What you need to do. Pull out exactly the lines from the line containing "Emit a LaTeX" to the line containing "(0,0) rectangle (1314,441);", both lines included, with pictures removed from the copy.

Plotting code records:
━━━━━━━━━━

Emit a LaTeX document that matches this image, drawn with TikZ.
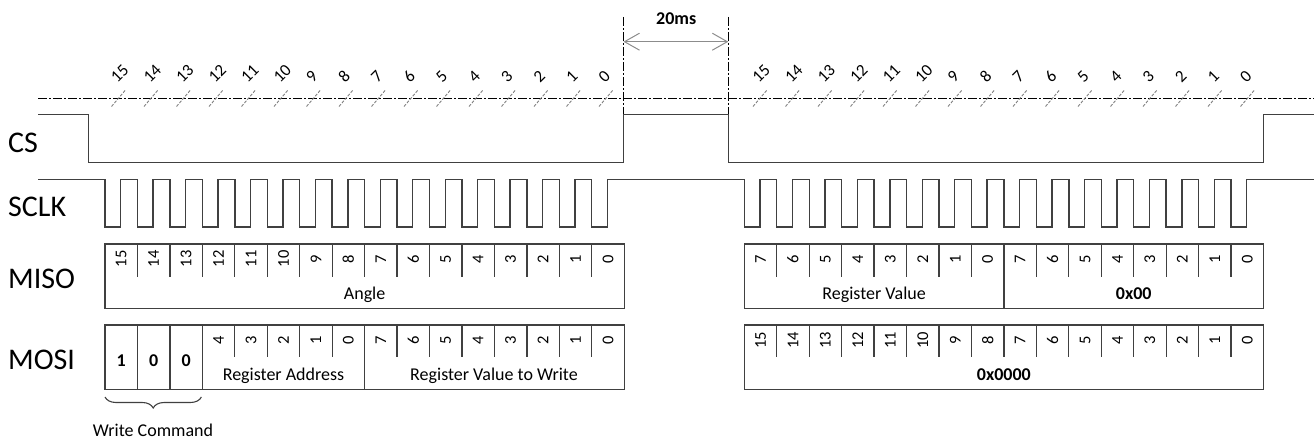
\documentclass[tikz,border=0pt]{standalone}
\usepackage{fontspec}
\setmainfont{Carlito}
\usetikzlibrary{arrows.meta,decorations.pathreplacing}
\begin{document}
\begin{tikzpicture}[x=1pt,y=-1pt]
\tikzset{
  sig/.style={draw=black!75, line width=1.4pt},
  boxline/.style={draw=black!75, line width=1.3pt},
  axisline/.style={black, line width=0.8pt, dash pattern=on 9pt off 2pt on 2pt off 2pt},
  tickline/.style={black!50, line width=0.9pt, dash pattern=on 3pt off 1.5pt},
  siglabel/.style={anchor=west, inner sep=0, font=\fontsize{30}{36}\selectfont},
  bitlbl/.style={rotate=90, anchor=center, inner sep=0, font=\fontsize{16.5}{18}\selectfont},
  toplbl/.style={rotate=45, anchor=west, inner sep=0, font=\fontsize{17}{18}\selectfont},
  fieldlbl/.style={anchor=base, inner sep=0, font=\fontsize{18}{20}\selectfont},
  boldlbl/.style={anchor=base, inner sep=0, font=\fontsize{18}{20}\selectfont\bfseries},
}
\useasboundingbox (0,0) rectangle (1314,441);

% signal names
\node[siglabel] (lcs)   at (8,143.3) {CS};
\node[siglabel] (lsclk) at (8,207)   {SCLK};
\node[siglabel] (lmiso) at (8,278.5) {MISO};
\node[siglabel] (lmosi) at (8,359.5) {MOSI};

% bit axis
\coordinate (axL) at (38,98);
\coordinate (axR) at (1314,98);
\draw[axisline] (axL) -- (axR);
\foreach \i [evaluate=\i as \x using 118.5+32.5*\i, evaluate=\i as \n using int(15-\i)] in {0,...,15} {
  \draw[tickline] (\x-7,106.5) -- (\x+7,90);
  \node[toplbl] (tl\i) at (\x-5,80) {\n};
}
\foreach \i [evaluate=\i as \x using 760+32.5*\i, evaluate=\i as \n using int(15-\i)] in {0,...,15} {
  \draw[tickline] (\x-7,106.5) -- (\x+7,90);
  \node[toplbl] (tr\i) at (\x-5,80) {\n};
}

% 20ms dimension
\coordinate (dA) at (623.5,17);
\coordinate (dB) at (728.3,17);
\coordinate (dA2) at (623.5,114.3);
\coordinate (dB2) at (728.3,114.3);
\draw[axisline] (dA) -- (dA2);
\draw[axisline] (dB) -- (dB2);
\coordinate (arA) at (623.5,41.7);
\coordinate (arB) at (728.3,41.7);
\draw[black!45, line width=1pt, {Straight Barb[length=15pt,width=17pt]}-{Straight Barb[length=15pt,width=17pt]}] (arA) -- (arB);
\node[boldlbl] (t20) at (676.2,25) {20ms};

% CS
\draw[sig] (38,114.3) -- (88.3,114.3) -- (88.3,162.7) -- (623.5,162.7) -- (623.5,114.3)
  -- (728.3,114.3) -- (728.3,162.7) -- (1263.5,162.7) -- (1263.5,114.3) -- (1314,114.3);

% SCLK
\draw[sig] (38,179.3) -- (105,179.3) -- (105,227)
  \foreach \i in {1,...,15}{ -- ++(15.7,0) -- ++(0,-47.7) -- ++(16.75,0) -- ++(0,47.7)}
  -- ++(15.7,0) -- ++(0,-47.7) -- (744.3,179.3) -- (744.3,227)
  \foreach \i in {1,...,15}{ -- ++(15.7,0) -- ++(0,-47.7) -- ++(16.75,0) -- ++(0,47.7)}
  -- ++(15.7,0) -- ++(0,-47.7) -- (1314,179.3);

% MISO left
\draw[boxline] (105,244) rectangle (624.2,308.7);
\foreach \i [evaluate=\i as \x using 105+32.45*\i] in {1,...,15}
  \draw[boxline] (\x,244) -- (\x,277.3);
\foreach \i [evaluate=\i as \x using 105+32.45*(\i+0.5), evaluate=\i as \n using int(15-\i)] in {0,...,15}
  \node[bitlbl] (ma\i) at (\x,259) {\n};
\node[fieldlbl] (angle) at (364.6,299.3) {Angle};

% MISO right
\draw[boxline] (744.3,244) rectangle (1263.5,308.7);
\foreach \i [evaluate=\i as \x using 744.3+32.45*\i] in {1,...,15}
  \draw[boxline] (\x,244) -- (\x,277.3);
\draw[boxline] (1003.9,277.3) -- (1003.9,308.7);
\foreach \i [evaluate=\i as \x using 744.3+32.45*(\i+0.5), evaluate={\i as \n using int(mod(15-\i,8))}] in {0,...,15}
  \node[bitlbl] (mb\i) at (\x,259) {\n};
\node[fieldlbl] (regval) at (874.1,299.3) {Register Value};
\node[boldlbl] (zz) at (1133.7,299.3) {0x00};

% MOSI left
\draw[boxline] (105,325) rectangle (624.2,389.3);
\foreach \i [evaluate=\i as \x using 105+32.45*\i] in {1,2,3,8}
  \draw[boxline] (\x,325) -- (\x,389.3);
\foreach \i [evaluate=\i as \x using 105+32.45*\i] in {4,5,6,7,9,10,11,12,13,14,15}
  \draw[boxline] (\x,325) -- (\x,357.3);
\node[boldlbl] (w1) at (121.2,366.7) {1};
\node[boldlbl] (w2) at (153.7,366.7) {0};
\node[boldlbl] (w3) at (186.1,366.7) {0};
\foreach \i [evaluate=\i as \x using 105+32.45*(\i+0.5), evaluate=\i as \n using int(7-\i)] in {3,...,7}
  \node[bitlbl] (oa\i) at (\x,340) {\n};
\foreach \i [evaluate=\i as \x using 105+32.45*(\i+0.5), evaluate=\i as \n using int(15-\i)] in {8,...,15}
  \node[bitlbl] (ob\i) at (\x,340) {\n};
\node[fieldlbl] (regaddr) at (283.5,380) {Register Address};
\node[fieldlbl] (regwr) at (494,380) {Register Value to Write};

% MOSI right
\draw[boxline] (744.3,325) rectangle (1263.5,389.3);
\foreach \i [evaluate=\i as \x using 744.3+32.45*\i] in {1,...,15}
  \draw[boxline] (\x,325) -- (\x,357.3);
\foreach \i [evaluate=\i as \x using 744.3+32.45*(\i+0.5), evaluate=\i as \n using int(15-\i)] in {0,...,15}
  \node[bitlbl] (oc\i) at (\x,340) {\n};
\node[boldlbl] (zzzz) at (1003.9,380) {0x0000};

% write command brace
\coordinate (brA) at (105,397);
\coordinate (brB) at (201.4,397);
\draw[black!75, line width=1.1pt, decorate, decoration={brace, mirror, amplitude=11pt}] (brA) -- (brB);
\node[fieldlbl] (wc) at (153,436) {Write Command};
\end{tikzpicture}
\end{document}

━━━━━━━━━━

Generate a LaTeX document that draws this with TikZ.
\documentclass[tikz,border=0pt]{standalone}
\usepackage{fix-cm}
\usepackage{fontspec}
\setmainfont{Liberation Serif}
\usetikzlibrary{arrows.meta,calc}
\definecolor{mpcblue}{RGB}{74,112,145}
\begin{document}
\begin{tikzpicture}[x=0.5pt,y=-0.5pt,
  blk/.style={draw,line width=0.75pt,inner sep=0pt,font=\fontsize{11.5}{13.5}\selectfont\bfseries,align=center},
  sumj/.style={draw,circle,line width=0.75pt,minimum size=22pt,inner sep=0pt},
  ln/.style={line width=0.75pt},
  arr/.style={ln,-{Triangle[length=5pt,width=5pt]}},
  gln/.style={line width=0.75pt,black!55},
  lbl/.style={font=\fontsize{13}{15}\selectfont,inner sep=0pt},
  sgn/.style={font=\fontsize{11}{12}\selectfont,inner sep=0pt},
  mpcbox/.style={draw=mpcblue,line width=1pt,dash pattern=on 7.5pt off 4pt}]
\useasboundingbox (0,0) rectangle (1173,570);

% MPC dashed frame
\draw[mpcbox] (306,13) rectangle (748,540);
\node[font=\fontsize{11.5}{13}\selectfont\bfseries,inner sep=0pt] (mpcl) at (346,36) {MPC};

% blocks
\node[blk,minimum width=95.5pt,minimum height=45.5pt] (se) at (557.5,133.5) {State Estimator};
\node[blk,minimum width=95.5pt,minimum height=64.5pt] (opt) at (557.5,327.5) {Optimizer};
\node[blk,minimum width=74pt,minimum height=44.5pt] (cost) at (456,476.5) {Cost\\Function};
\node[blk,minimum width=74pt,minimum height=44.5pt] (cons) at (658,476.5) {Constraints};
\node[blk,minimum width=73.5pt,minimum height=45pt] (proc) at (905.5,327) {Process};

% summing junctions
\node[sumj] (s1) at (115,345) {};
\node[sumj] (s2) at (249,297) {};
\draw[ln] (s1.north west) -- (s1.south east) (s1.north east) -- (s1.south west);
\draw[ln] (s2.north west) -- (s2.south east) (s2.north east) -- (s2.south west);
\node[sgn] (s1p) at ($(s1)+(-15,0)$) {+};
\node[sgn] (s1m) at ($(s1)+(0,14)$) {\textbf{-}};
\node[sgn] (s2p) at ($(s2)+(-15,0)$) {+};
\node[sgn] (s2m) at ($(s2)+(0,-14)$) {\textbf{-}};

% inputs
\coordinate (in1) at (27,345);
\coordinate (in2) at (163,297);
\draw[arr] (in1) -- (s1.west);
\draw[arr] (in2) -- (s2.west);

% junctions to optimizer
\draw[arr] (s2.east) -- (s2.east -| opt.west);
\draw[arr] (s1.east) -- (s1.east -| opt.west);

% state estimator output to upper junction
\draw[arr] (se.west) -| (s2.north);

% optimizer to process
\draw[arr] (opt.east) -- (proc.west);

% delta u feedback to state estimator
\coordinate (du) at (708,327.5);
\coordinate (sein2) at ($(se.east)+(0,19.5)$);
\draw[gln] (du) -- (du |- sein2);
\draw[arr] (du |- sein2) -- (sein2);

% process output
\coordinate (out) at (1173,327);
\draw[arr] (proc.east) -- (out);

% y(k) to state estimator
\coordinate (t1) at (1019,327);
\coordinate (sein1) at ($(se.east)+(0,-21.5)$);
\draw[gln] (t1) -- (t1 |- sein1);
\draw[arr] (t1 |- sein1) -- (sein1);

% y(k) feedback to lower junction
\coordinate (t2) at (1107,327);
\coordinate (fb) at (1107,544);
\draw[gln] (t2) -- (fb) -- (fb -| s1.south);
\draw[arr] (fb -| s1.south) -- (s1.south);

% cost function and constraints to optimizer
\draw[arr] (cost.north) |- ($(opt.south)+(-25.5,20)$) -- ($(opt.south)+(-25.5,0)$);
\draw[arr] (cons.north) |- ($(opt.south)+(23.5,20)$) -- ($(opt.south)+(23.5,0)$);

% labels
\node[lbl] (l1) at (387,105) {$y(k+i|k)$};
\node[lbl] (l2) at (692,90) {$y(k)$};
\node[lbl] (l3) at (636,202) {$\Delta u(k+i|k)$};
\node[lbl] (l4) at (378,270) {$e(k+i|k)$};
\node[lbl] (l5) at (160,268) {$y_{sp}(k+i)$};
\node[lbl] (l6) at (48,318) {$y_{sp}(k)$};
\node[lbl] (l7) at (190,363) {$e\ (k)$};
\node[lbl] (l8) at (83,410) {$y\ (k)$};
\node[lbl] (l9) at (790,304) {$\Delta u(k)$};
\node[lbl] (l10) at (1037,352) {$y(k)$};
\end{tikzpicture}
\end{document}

━━━━━━━━━━

Full response.
Emit a LaTeX document that matches this image, drawn with TikZ.
\documentclass[tikz,border=0pt]{standalone}
\usepackage{fontspec}
\setmainfont{Carlito}
\usetikzlibrary{arrows.meta,decorations.pathreplacing}
\begin{document}
\begin{tikzpicture}[x=1pt,y=-1pt]
\tikzset{
  sig/.style={draw=black!75, line width=1.4pt},
  boxline/.style={draw=black!75, line width=1.3pt},
  axisline/.style={black, line width=0.8pt, dash pattern=on 9pt off 2pt on 2pt off 2pt},
  tickline/.style={black!50, line width=0.9pt, dash pattern=on 3pt off 1.5pt},
  siglabel/.style={anchor=west, inner sep=0, font=\fontsize{30}{36}\selectfont},
  bitlbl/.style={rotate=90, anchor=center, inner sep=0, font=\fontsize{16.5}{18}\selectfont},
  toplbl/.style={rotate=45, anchor=west, inner sep=0, font=\fontsize{17}{18}\selectfont},
  fieldlbl/.style={anchor=base, inner sep=0, font=\fontsize{18}{20}\selectfont},
  boldlbl/.style={anchor=base, inner sep=0, font=\fontsize{18}{20}\selectfont\bfseries},
}
\useasboundingbox (0,0) rectangle (1314,441);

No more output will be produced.